Description of the task => Images are not part of the copy; transcribe all the data exactly.

Data excerpt =>
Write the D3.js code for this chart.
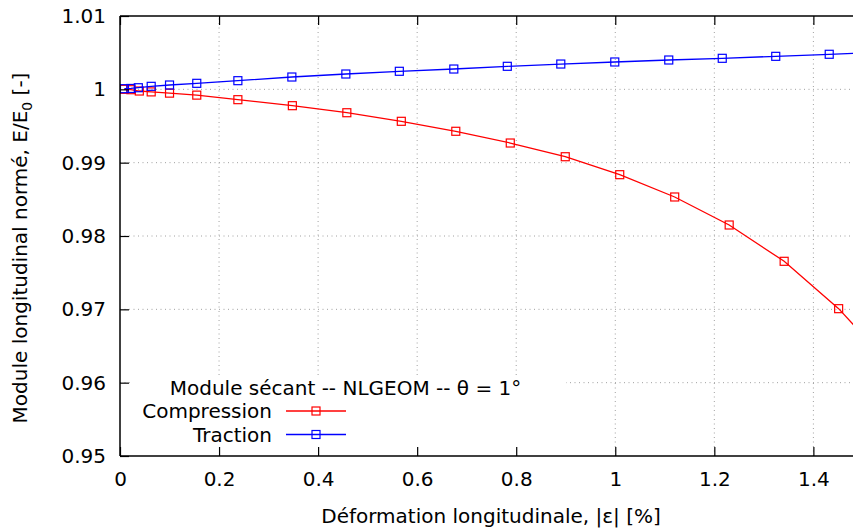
<!DOCTYPE html>
<html>
<head>
<meta charset="utf-8">
<script src="https://cdn.jsdelivr.net/npm/d3@7"></script>
<style>
  body { margin: 0; background: #fff; }
  svg { font-family: "DejaVu Sans", sans-serif; }
</style>
</head>
<body>
<svg width="853" height="528"></svg>
<script>
// values
const xTicks = [0, 0.2, 0.4, 0.6, 0.8, 1, 1.2, 1.4];
const yTicks = [0.95, 0.96, 0.97, 0.98, 0.99, 1, 1.01];

const comprX = [0.008, 0.022, 0.039, 0.063, 0.1, 0.155, 0.238, 0.348, 0.458, 0.568, 0.678, 0.788, 0.899, 1.009, 1.12, 1.23, 1.341, 1.451, 1.562];
const comprY = [1.0, 0.99995, 0.99977, 0.99965, 0.99948, 0.99921, 0.99859, 0.99777, 0.99681, 0.99564, 0.99428, 0.99268, 0.99081, 0.98836, 0.98532, 0.9815, 0.97655, 0.97009, 0.962];

const tracX = [0.009, 0.022, 0.037, 0.063, 0.1, 0.155, 0.238, 0.347, 0.456, 0.564, 0.674, 0.782, 0.89, 0.999, 1.108, 1.216, 1.324, 1.432, 1.54];
const tracY = [1.00009, 1.00012, 1.00022, 1.00041, 1.00059, 1.00082, 1.00118, 1.00168, 1.00209, 1.00246, 1.00277, 1.00314, 1.00345, 1.00373, 1.004, 1.00423, 1.0045, 1.00478, 1.00505];

const series = [
  { name: "Compression", color: "#ff0000", xs: comprX, ys: comprY },
  { name: "Traction", color: "#0000ff", xs: tracX, ys: tracY }
];

const pLeft = 120, pRight = 853, pTop = 16, pBottom = 456;
const fs = "20px";

const svg = d3.select("svg");

const x = d3.scaleLinear().domain([0, 1.48]).range([pLeft, pRight]);
const y = d3.scaleLinear().domain([0.95, 1.01]).range([pBottom, pTop]);

// grid
const grid = svg.append("g")
  .style("stroke", "#a0a0a0")
  .style("stroke-width", 1)
  .style("stroke-dasharray", "1,3.5");

grid.selectAll(".gx")
  .data(xTicks.filter(d => d > 0))
  .enter()
  .append("line")
  .attr("x1", d => x(d))
  .attr("x2", d => x(d))
  .attr("y1", pBottom)
  .attr("y2", pTop);

grid.selectAll(".gy")
  .data(yTicks.filter(d => d > 0.95 && d < 1.01))
  .enter()
  .append("line")
  .attr("x1", pLeft)
  .attr("x2", pRight)
  .attr("y1", d => y(d))
  .attr("y2", d => y(d));

// opaque key box
svg.append("rect")
  .attr("x", 132)
  .attr("y", 377)
  .attr("width", 434)
  .attr("height", pBottom - 377)
  .style("fill", "#fff");

// curves
svg.append("clipPath")
  .attr("id", "plot-clip")
  .append("rect")
  .attr("x", pLeft)
  .attr("y", pTop)
  .attr("width", pRight - pLeft)
  .attr("height", pBottom - pTop);

const line = d3.line()
  .x(d => x(d[0]))
  .y(d => y(d[1]));

series.forEach(s => {
  const pts = s.xs.map((v, i) => [v, s.ys[i]]);
  const g = svg.append("g").attr("clip-path", "url(#plot-clip)");
  g.append("path")
    .datum(pts)
    .attr("d", line)
    .style("fill", "none")
    .style("stroke", s.color)
    .style("stroke-width", 1.3);
  g.selectAll("rect")
    .data(pts)
    .enter()
    .append("rect")
    .attr("x", d => x(d[0]) - 4)
    .attr("y", d => y(d[1]) - 4)
    .attr("width", 8)
    .attr("height", 8)
    .style("fill", "none")
    .style("stroke", s.color)
    .style("stroke-width", 1.2);
});

// axes
const xAxis = svg.append("g")
  .attr("transform", "translate(0," + pBottom + ")")
  .call(d3.axisBottom(x).tickValues(xTicks).tickFormat(d3.format("~g")).tickSize(-9).tickPadding(16));

const xTop = svg.append("g")
  .attr("transform", "translate(0," + pTop + ")")
  .call(d3.axisTop(x).tickValues(xTicks).tickFormat("").tickSize(-9));

const yAxis = svg.append("g")
  .attr("transform", "translate(" + pLeft + ",0)")
  .call(d3.axisLeft(y).tickValues(yTicks).tickFormat(d3.format("~g")).tickSize(-9).tickPadding(14));

[xAxis, xTop, yAxis].forEach(a => {
  a.select(".domain").style("stroke", "#000").style("stroke-width", 1.5);
  a.selectAll(".tick line").style("stroke", "#000").style("stroke-width", 1.2);
  a.selectAll(".tick text")
    .style("font-family", "DejaVu Sans")
    .style("font-size", fs)
    .style("fill", "#000");
});
xAxis.select(".domain").attr("d", "M" + pLeft + ",0H" + pRight);
xTop.select(".domain").attr("d", "M" + pLeft + ",0H" + pRight);
yAxis.select(".domain").attr("d", "M0," + pBottom + "V" + pTop);

// axis titles
svg.append("text")
  .attr("x", 491)
  .attr("y", 523)
  .attr("text-anchor", "middle")
  .style("font-size", fs)
  .text("Déformation longitudinale, |ε| [%]");

const yTitle = svg.append("text")
  .attr("transform", "translate(27,248) rotate(-90)")
  .attr("text-anchor", "middle")
  .style("font-size", fs);
yTitle.append("tspan").text("Module longitudinal normé, E/E");
yTitle.append("tspan").attr("dy", 5).style("font-size", "14px").text("0");
yTitle.append("tspan").attr("dy", -5).text(" [-]");

// key
svg.append("text")
  .attr("x", 345.5)
  .attr("y", 395)
  .attr("text-anchor", "middle")
  .style("font-size", fs)
  .text("Module sécant -- NLGEOM -- θ = 1°");

series.forEach((s, i) => {
  const ky = 411 + i * 23.5;
  svg.append("text")
    .attr("x", 272)
    .attr("y", ky + 7)
    .attr("text-anchor", "end")
    .style("font-size", fs)
    .text(s.name);
  svg.append("line")
    .attr("x1", 286)
    .attr("x2", 346)
    .attr("y1", ky)
    .attr("y2", ky)
    .style("stroke", s.color)
    .style("stroke-width", 1.3);
  svg.append("rect")
    .attr("x", 312)
    .attr("y", ky - 4)
    .attr("width", 8)
    .attr("height", 8)
    .style("fill", "none")
    .style("stroke", s.color)
    .style("stroke-width", 1.2);
});
</script>
</body>
</html>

Answer to this exercise =>
Write the D3.js code for this chart.
<!DOCTYPE html>
<html>
<head>
<meta charset="utf-8">
<script src="https://cdn.jsdelivr.net/npm/d3@7"></script>
<style>
  body { margin: 0; background: #fff; }
  svg { font-family: "DejaVu Sans", sans-serif; }
</style>
</head>
<body>
<svg width="853" height="528"></svg>
<script>
// values
const xTicks = [0, 0.2, 0.4, 0.6, 0.8, 1, 1.2, 1.4];
const yTicks = [0.95, 0.96, 0.97, 0.98, 0.99, 1, 1.01];

const comprX = [0.008, 0.022, 0.039, 0.063, 0.1, 0.155, 0.238, 0.348, 0.458, 0.568, 0.678, 0.788, 0.899, 1.009, 1.12, 1.23, 1.341, 1.451, 1.562];
const comprY = [1.0, 0.99995, 0.99977, 0.99965, 0.99948, 0.99921, 0.99859, 0.99777, 0.99681, 0.99564, 0.99428, 0.99268, 0.99081, 0.98836, 0.98532, 0.9815, 0.97655, 0.97009, 0.962];

const tracX = [0.009, 0.022, 0.037, 0.063, 0.1, 0.155, 0.238, 0.347, 0.456, 0.564, 0.674, 0.782, 0.89, 0.999, 1.108, 1.216, 1.324, 1.432, 1.54];
const tracY = [1.00009, 1.00012, 1.00022, 1.00041, 1.00059, 1.00082, 1.00118, 1.00168, 1.00209, 1.00246, 1.00277, 1.00314, 1.00345, 1.00373, 1.004, 1.00423, 1.0045, 1.00478, 1.00505];

const series = [
  { name: "Compression", color: "#ff0000", xs: comprX, ys: comprY },
  { name: "Traction", color: "#0000ff", xs: tracX, ys: tracY }
];

const pLeft = 120, pRight = 853, pTop = 16, pBottom = 456;
const fs = "20px";

const svg = d3.select("svg");

const x = d3.scaleLinear().domain([0, 1.48]).range([pLeft, pRight]);
const y = d3.scaleLinear().domain([0.95, 1.01]).range([pBottom, pTop]);

// grid
const grid = svg.append("g")
  .style("stroke", "#a0a0a0")
  .style("stroke-width", 1)
  .style("stroke-dasharray", "1,3.5");

grid.selectAll(".gx")
  .data(xTicks.filter(d => d > 0))
  .enter()
  .append("line")
  .attr("x1", d => x(d))
  .attr("x2", d => x(d))
  .attr("y1", pBottom)
  .attr("y2", pTop);

grid.selectAll(".gy")
  .data(yTicks.filter(d => d > 0.95 && d < 1.01))
  .enter()
  .append("line")
  .attr("x1", pLeft)
  .attr("x2", pRight)
  .attr("y1", d => y(d))
  .attr("y2", d => y(d));

// opaque key box
svg.append("rect")
  .attr("x", 132)
  .attr("y", 377)
  .attr("width", 434)
  .attr("height", pBottom - 377)
  .style("fill", "#fff");

// curves
svg.append("clipPath")
  .attr("id", "plot-clip")
  .append("rect")
  .attr("x", pLeft)
  .attr("y", pTop)
  .attr("width", pRight - pLeft)
  .attr("height", pBottom - pTop);

const line = d3.line()
  .x(d => x(d[0]))
  .y(d => y(d[1]));

series.forEach(s => {
  const pts = s.xs.map((v, i) => [v, s.ys[i]]);
  const g = svg.append("g").attr("clip-path", "url(#plot-clip)");
  g.append("path")
    .datum(pts)
    .attr("d", line)
    .style("fill", "none")
    .style("stroke", s.color)
    .style("stroke-width", 1.3);
  g.selectAll("rect")
    .data(pts)
    .enter()
    .append("rect")
    .attr("x", d => x(d[0]) - 4)
    .attr("y", d => y(d[1]) - 4)
    .attr("width", 8)
    .attr("height", 8)
    .style("fill", "none")
    .style("stroke", s.color)
    .style("stroke-width", 1.2);
});

// axes
const xAxis = svg.append("g")
  .attr("transform", "translate(0," + pBottom + ")")
  .call(d3.axisBottom(x).tickValues(xTicks).tickFormat(d3.format("~g")).tickSize(-9).tickPadding(16));

const xTop = svg.append("g")
  .attr("transform", "translate(0," + pTop + ")")
  .call(d3.axisTop(x).tickValues(xTicks).tickFormat("").tickSize(-9));

const yAxis = svg.append("g")
  .attr("transform", "translate(" + pLeft + ",0)")
  .call(d3.axisLeft(y).tickValues(yTicks).tickFormat(d3.format("~g")).tickSize(-9).tickPadding(14));

[xAxis, xTop, yAxis].forEach(a => {
  a.select(".domain").style("stroke", "#000").style("stroke-width", 1.5);
  a.selectAll(".tick line").style("stroke", "#000").style("stroke-width", 1.2);
  a.selectAll(".tick text")
    .style("font-family", "DejaVu Sans")
    .style("font-size", fs)
    .style("fill", "#000");
});
xAxis.select(".domain").attr("d", "M" + pLeft + ",0H" + pRight);
xTop.select(".domain").attr("d", "M" + pLeft + ",0H" + pRight);
yAxis.select(".domain").attr("d", "M0," + pBottom + "V" + pTop);

// axis titles
svg.append("text")
  .attr("x", 491)
  .attr("y", 523)
  .attr("text-anchor", "middle")
  .style("font-size", fs)
  .text("Déformation longitudinale, |ε| [%]");

const yTitle = svg.append("text")
  .attr("transform", "translate(27,248) rotate(-90)")
  .attr("text-anchor", "middle")
  .style("font-size", fs);
yTitle.append("tspan").text("Module longitudinal normé, E/E");
yTitle.append("tspan").attr("dy", 5).style("font-size", "14px").text("0");
yTitle.append("tspan").attr("dy", -5).text(" [-]");

// key
svg.append("text")
  .attr("x", 345.5)
  .attr("y", 395)
  .attr("text-anchor", "middle")
  .style("font-size", fs)
  .text("Module sécant -- NLGEOM -- θ = 1°");

series.forEach((s, i) => {
  const ky = 411 + i * 23.5;
  svg.append("text")
    .attr("x", 272)
    .attr("y", ky + 7)
    .attr("text-anchor", "end")
    .style("font-size", fs)
    .text(s.name);
  svg.append("line")
    .attr("x1", 286)
    .attr("x2", 346)
    .attr("y1", ky)
    .attr("y2", ky)
    .style("stroke", s.color)
    .style("stroke-width", 1.3);
  svg.append("rect")
    .attr("x", 312)
    .attr("y", ky - 4)
    .attr("width", 8)
    .attr("height", 8)
    .style("fill", "none")
    .style("stroke", s.color)
    .style("stroke-width", 1.2);
});
</script>
</body>
</html>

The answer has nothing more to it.